Over a month ago in U.S. History, my teacher went over a lengthy unit about WWII; before taking this class (shout out to Mrs. Malone, she’s an excellent educator!), I stuck to contemporary literature because it seemed easier to write about something I could experience in the present moment. Something about this lesson just immersed me in the culture in America at this time, and I knew I had to write something about it. I spent many days mulling over what an interesting story might be, and I landed in an unexpected place: the story of a soldier returning home to his wife and children, but his son battles with the unresolved emotions that come with a parent leaving for a violent war. I also incorporated a positive religious theme, which is unusual for me, but it felt right for the story, so I ran with it.
I was ecstatic about the idea of writing this, and I anxiously awaited an assignment in short fiction that implored me to explore this concept further. For the first assignment, I felt called to something else; for the second, I had a twinge of inspiration, but when I wrote an exposition of about 300 words, I realized it was not the best fit and moved on to something else for that prompt. Then came the third prompt.

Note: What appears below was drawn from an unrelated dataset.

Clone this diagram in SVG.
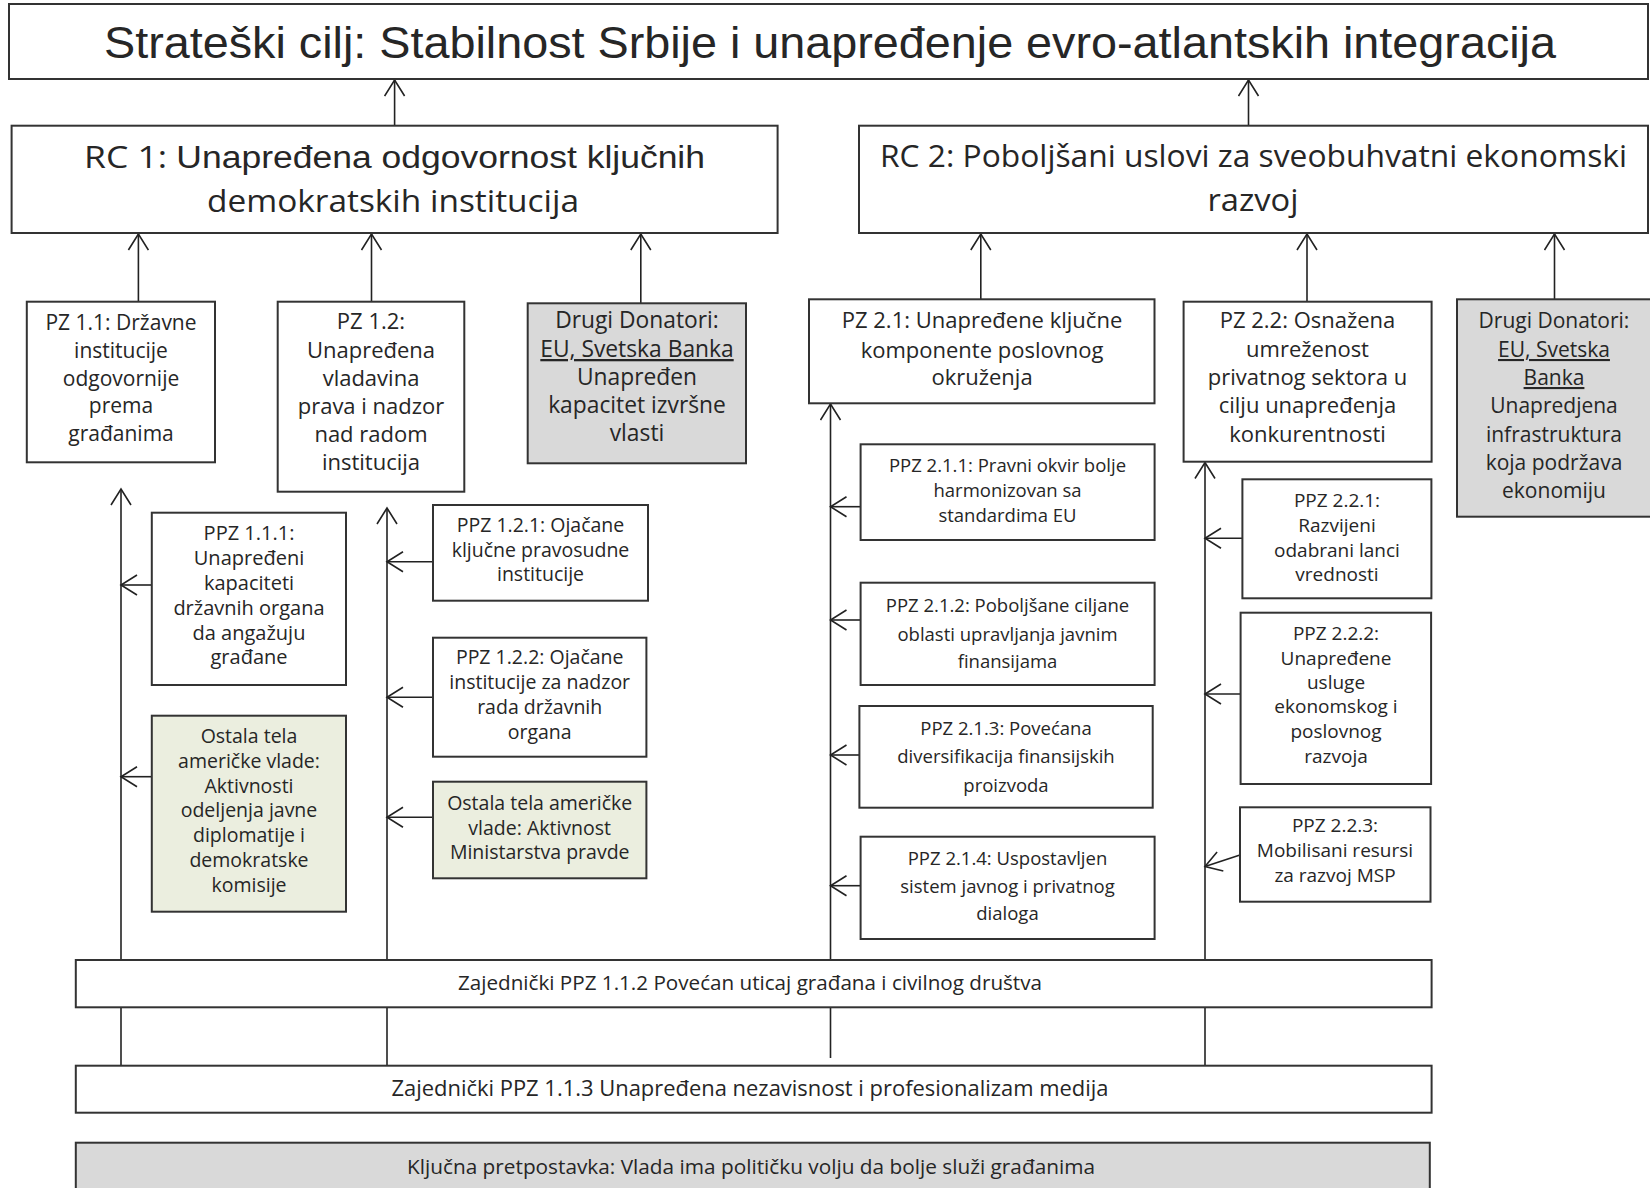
<svg xmlns="http://www.w3.org/2000/svg" width="1650" height="1188" viewBox="0 0 1650 1188">
<style>
.bx{fill:#fff;stroke:#333;stroke-width:2}
.gr{fill:#d9d9d9;stroke:#333;stroke-width:2}
.gn{fill:#ebeedf;stroke:#333;stroke-width:2}
.cn{fill:none;stroke:#222;stroke-width:1.6}
text{font-family:"Open Sans","Noto Sans","DejaVu Sans",sans-serif;fill:#262626;text-anchor:middle}
.t1{font-family:"Liberation Sans",Arial,sans-serif;font-size:44px}
.rc{font-size:31px}
.f21{font-size:21px}
.f22{font-size:22px}
.f23{font-size:22.8px}
.f20{font-size:20px}
.f195{font-size:19.5px}
.f19{font-size:19px}
.f185{font-size:18.5px}
.u{text-decoration:underline}
</style>
<defs>
<marker id="arr" viewBox="0 0 20 22" refX="18" refY="11" markerWidth="20" markerHeight="22" markerUnits="userSpaceOnUse" orient="auto">
<path d="M2,1 L18,11 L2,21" fill="none" stroke="#222" stroke-width="1.6"/>
</marker>
</defs>
<rect width="1650" height="1188" fill="#fff"/>
<g id="connectors">
<line class="cn" x1="394.6" y1="125.7" x2="394.6" y2="80" marker-end="url(#arr)"/>
<line class="cn" x1="1248.5" y1="125.7" x2="1248.5" y2="80" marker-end="url(#arr)"/>
<line class="cn" x1="138.4" y1="301.7" x2="138.4" y2="234" marker-end="url(#arr)"/>
<line class="cn" x1="371.5" y1="301.7" x2="371.5" y2="234" marker-end="url(#arr)"/>
<line class="cn" x1="640.8" y1="303.3" x2="640.8" y2="234" marker-end="url(#arr)"/>
<line class="cn" x1="980.8" y1="299.3" x2="980.8" y2="234" marker-end="url(#arr)"/>
<line class="cn" x1="1307" y1="301.7" x2="1307" y2="234" marker-end="url(#arr)"/>
<line class="cn" x1="1554.5" y1="299.3" x2="1554.5" y2="234" marker-end="url(#arr)"/>
<line class="cn" x1="121" y1="1065.7" x2="121" y2="489" marker-end="url(#arr)"/>
<line class="cn" x1="387" y1="1065.7" x2="387" y2="508" marker-end="url(#arr)"/>
<line class="cn" x1="830.5" y1="1058" x2="830.5" y2="404" marker-end="url(#arr)"/>
<line class="cn" x1="1205" y1="1065.7" x2="1205" y2="462.5" marker-end="url(#arr)"/>
<line class="cn" x1="151.8" y1="585" x2="121" y2="585" marker-end="url(#arr)"/>
<line class="cn" x1="151.8" y1="776.7" x2="121" y2="776.7" marker-end="url(#arr)"/>
<line class="cn" x1="433" y1="561.7" x2="387" y2="561.7" marker-end="url(#arr)"/>
<line class="cn" x1="433" y1="697.3" x2="387" y2="697.3" marker-end="url(#arr)"/>
<line class="cn" x1="433" y1="817.3" x2="387" y2="817.3" marker-end="url(#arr)"/>
<line class="cn" x1="860.6" y1="506.7" x2="830.5" y2="506.7" marker-end="url(#arr)"/>
<line class="cn" x1="860.6" y1="620" x2="830.5" y2="620" marker-end="url(#arr)"/>
<line class="cn" x1="859.4" y1="755" x2="830.5" y2="755" marker-end="url(#arr)"/>
<line class="cn" x1="860.6" y1="885.7" x2="830.5" y2="885.7" marker-end="url(#arr)"/>
<line class="cn" x1="1242.4" y1="538.3" x2="1205" y2="538.3" marker-end="url(#arr)"/>
<line class="cn" x1="1240.6" y1="694" x2="1205" y2="694" marker-end="url(#arr)"/>
<line class="cn" x1="1240" y1="855" x2="1205" y2="866.5" marker-end="url(#arr)"/>
</g>
<g id="goal">
<rect class="bx" x="9" y="4" width="1639" height="75"/>
<text class="t1" x="830" y="58" textLength="1452" lengthAdjust="spacingAndGlyphs">Strateški cilj: Stabilnost Srbije i unapređenje evro-atlantskih integracija</text>
</g>
<g id="rc1">
<rect class="bx" x="11.6" y="125.7" width="766" height="107.3"/>
<text class="rc" x="394.5" y="168" textLength="621" lengthAdjust="spacingAndGlyphs">RC 1: <tspan font-family="Liberation Sans, Arial, sans-serif">Unapređena odgovornost ključnih</tspan></text>
<text class="rc" x="393" y="212" textLength="372" lengthAdjust="spacingAndGlyphs" font-family="Liberation Sans, Arial, sans-serif">demokratskih institucija</text>
</g>
<g id="rc2">
<rect class="bx" x="859" y="125.7" width="789" height="107.3"/>
<text class="rc" x="1253.5" y="167" textLength="747" lengthAdjust="spacingAndGlyphs">RC 2: Poboljšani uslovi za sveobuhvatni ekonomski</text>
<text class="rc" x="1253" y="211" textLength="91" lengthAdjust="spacingAndGlyphs">razvoj</text>
</g>
<g id="pz11">
<rect class="bx" x="26.8" y="301.7" width="188.2" height="160.6"/>
<text class="f21" x="121"><tspan x="121" y="330">PZ 1.1: Državne</tspan><tspan x="121" y="358">institucije</tspan><tspan x="121" y="386">odgovornije</tspan><tspan x="121" y="413">prema</tspan><tspan x="121" y="441">građanima</tspan></text>
</g>
<g id="pz12">
<rect class="bx" x="277.7" y="301.7" width="186.6" height="190"/>
<text class="f22" x="371"><tspan x="371" y="329">PZ 1.2:</tspan><tspan x="371" y="358">Unapređena</tspan><tspan x="371" y="386">vladavina</tspan><tspan x="371" y="414">prava i nadzor</tspan><tspan x="371" y="442">nad radom</tspan><tspan x="371" y="470">institucija</tspan></text>
</g>
<g id="donor1">
<rect class="gr" x="527.7" y="303.3" width="218.3" height="160"/>
<text class="f23" x="637"><tspan x="637" y="328">Drugi Donatori:</tspan><tspan x="637" y="357" class="u">EU, Svetska Banka</tspan><tspan x="637" y="385">Unapređen</tspan><tspan x="637" y="413">kapacitet izvršne</tspan><tspan x="637" y="441">vlasti</tspan></text>
</g>
<g id="pz21">
<rect class="bx" x="809" y="299.3" width="345.5" height="104"/>
<text class="f22" x="982"><tspan x="982" y="328">PZ 2.1: Unapređene ključne</tspan><tspan x="982" y="358">komponente poslovnog</tspan><tspan x="982" y="385">okruženja</tspan></text>
</g>
<g id="pz22">
<rect class="bx" x="1183.6" y="301.7" width="248" height="160"/>
<text class="f22" x="1307.5"><tspan x="1307.5" y="328">PZ 2.2: Osnažena</tspan><tspan x="1307.5" y="357">umreženost</tspan><tspan x="1307.5" y="385">privatnog sektora u</tspan><tspan x="1307.5" y="413">cilju unapređenja</tspan><tspan x="1307.5" y="442">konkurentnosti</tspan></text>
</g>
<g id="donor2">
<rect class="gr" x="1457" y="299.3" width="194" height="217.4"/>
<text class="f21" x="1554"><tspan x="1554" y="328">Drugi Donatori:</tspan><tspan x="1554" y="357" class="u">EU, Svetska</tspan><tspan x="1554" y="385" class="u">Banka</tspan><tspan x="1554" y="413">Unapredjena</tspan><tspan x="1554" y="442">infrastruktura</tspan><tspan x="1554" y="470">koja podržava</tspan><tspan x="1554" y="498">ekonomiju</tspan></text>
</g>
<g id="ppz111">
<rect class="bx" x="151.8" y="512.7" width="194.2" height="172.3"/>
<text class="f20" x="249"><tspan x="249" y="540">PPZ 1.1.1:</tspan><tspan x="249" y="565">Unapređeni</tspan><tspan x="249" y="590">kapaciteti</tspan><tspan x="249" y="615">državnih organa</tspan><tspan x="249" y="640">da angažuju</tspan><tspan x="249" y="664">građane</tspan></text>
</g>
<g id="ostala1">
<rect class="gn" x="151.8" y="715.7" width="194.2" height="196"/>
<text class="f195" x="249"><tspan x="249" y="743">Ostala tela</tspan><tspan x="249" y="768">američke vlade:</tspan><tspan x="249" y="793">Aktivnosti</tspan><tspan x="249" y="817">odeljenja  javne</tspan><tspan x="249" y="842">diplomatije i</tspan><tspan x="249" y="867">demokratske</tspan><tspan x="249" y="892">komisije</tspan></text>
</g>
<g id="ppz121">
<rect class="bx" x="433" y="505" width="215" height="95.7"/>
<text class="f195" x="540.5"><tspan x="540.5" y="532">PPZ 1.2.1: Ojačane</tspan><tspan x="540.5" y="557">ključne pravosudne</tspan><tspan x="540.5" y="581">institucije</tspan></text>
</g>
<g id="ppz122">
<rect class="bx" x="433" y="637.7" width="213.4" height="119"/>
<text class="f195" x="539.7"><tspan x="539.7" y="664">PPZ 1.2.2: Ojačane</tspan><tspan x="539.7" y="689">institucije za nadzor</tspan><tspan x="539.7" y="714">rada državnih</tspan><tspan x="539.7" y="739">organa</tspan></text>
</g>
<g id="ostala2">
<rect class="gn" x="433" y="781.7" width="213.4" height="96.6"/>
<text class="f195" x="539.7"><tspan x="539.7" y="810">Ostala tela američke</tspan><tspan x="539.7" y="835">vlade: Aktivnost</tspan><tspan x="539.7" y="859">Ministarstva pravde</tspan></text>
</g>
<g id="ppz211">
<rect class="bx" x="860.6" y="444.3" width="294" height="95.7"/>
<text class="f185" x="1007.5"><tspan x="1007.5" y="472">PPZ 2.1.1: Pravni okvir bolje</tspan><tspan x="1007.5" y="497">harmonizovan sa</tspan><tspan x="1007.5" y="522">standardima EU</tspan></text>
</g>
<g id="ppz212">
<rect class="bx" x="860.6" y="582.7" width="294" height="102.3"/>
<text class="f185" x="1007.5"><tspan x="1007.5" y="612">PPZ 2.1.2: Poboljšane ciljane</tspan><tspan x="1007.5" y="641">oblasti upravljanja javnim</tspan><tspan x="1007.5" y="668">finansijama</tspan></text>
</g>
<g id="ppz213">
<rect class="bx" x="859.4" y="706" width="293.3" height="101.7"/>
<text class="f185" x="1006"><tspan x="1006" y="735">PPZ 2.1.3: Povećana</tspan><tspan x="1006" y="763">diversifikacija finansijskih</tspan><tspan x="1006" y="792">proizvoda</tspan></text>
</g>
<g id="ppz214">
<rect class="bx" x="860.6" y="836.7" width="294" height="102.3"/>
<text class="f185" x="1007.5"><tspan x="1007.5" y="865">PPZ 2.1.4: Uspostavljen</tspan><tspan x="1007.5" y="893">sistem javnog i privatnog</tspan><tspan x="1007.5" y="920">dialoga</tspan></text>
</g>
<g id="ppz221">
<rect class="bx" x="1242.4" y="479.3" width="189" height="119"/>
<text class="f19" x="1337"><tspan x="1337" y="507">PPZ 2.2.1:</tspan><tspan x="1337" y="532">Razvijeni</tspan><tspan x="1337" y="557">odabrani lanci</tspan><tspan x="1337" y="581">vrednosti</tspan></text>
</g>
<g id="ppz222">
<rect class="bx" x="1240.6" y="612.7" width="190.5" height="171.3"/>
<text class="f19" x="1336"><tspan x="1336" y="640">PPZ 2.2.2:</tspan><tspan x="1336" y="665">Unapređene</tspan><tspan x="1336" y="689">usluge</tspan><tspan x="1336" y="713">ekonomskog i</tspan><tspan x="1336" y="738">poslovnog</tspan><tspan x="1336" y="763">razvoja</tspan></text>
</g>
<g id="ppz223">
<rect class="bx" x="1240" y="807.3" width="190.5" height="94.4"/>
<text class="f19" x="1335"><tspan x="1335" y="832">PPZ 2.2.3:</tspan><tspan x="1335" y="857">Mobilisani resursi</tspan><tspan x="1335" y="882">za razvoj MSP</tspan></text>
</g>
<g id="zaj112">
<rect class="bx" x="75.8" y="960" width="1355.8" height="47.3"/>
<text class="f20" x="750" y="990" textLength="584" lengthAdjust="spacingAndGlyphs">Zajednički PPZ 1.1.2 Povećan uticaj građana i civilnog društva</text>
</g>
<g id="zaj113">
<rect class="bx" x="75.8" y="1065.7" width="1355.8" height="47"/>
<text class="f21" x="750" y="1096" textLength="717" lengthAdjust="spacingAndGlyphs">Zajednički PPZ 1.1.3 Unapređena nezavisnost i profesionalizam medija</text>
</g>
<g id="assumption">
<rect class="gr" x="75.8" y="1142.7" width="1354" height="60"/>
<text class="f20" x="751" y="1174" textLength="688" lengthAdjust="spacingAndGlyphs">Ključna pretpostavka: Vlada ima političku volju da bolje služi građanima</text>
</g>
</svg>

It was perfect, the exact tool I required to develop this tale. I excitedly began my work, but…I couldn’t get into a flow with it. I would write half a page, decide it was bad, delete it, try again, and repeat that cycle. I did this for a few days and found myself at a loss. I considered scrapping it and trying something new, but I could not shake the obligation I had to tell these characters’ story; I had no right to leave them hanging in the air, uncertain about their fate. I needed to start this story somewhere else, so I opted for the middle.
This piece is divided into three sections, where I drop the reader into the formative moments in the protagonist’s journey of recognizing and understanding his feelings of anger towards his father. The first opened with them driving to the train station to bring the father home, the second with the boy observing his parents from afar, and the third with them heading to church after an argument. The second section weighed heaviest on my mind, so I started with it. I closed my eyes, imagined the scene, and allowed it to possess my hands. The words came to me with ease, and finally, I felt the relief of emerging myself in a story that had been confined to the walls of my imagination for so long.
Sticking with a story that feels like it’s not working is incredibly draining, but it’s necessary. If I had abandoned this idea, then I may have never written it, and it would have been another unfulfilled desire that scorned my spirit as an author. If you have a story, stand by it, even when it feels impossible. Don’t be afraid to hit Ctrl+A and backspace when it’s not working, regardless of how much you’ve written. Your writing process does not have to be linear; you can start in the middle, or with that line of dialogue that’s been running through your head. Once you complete the work, you’ll thank yourself for persevering, just as I did.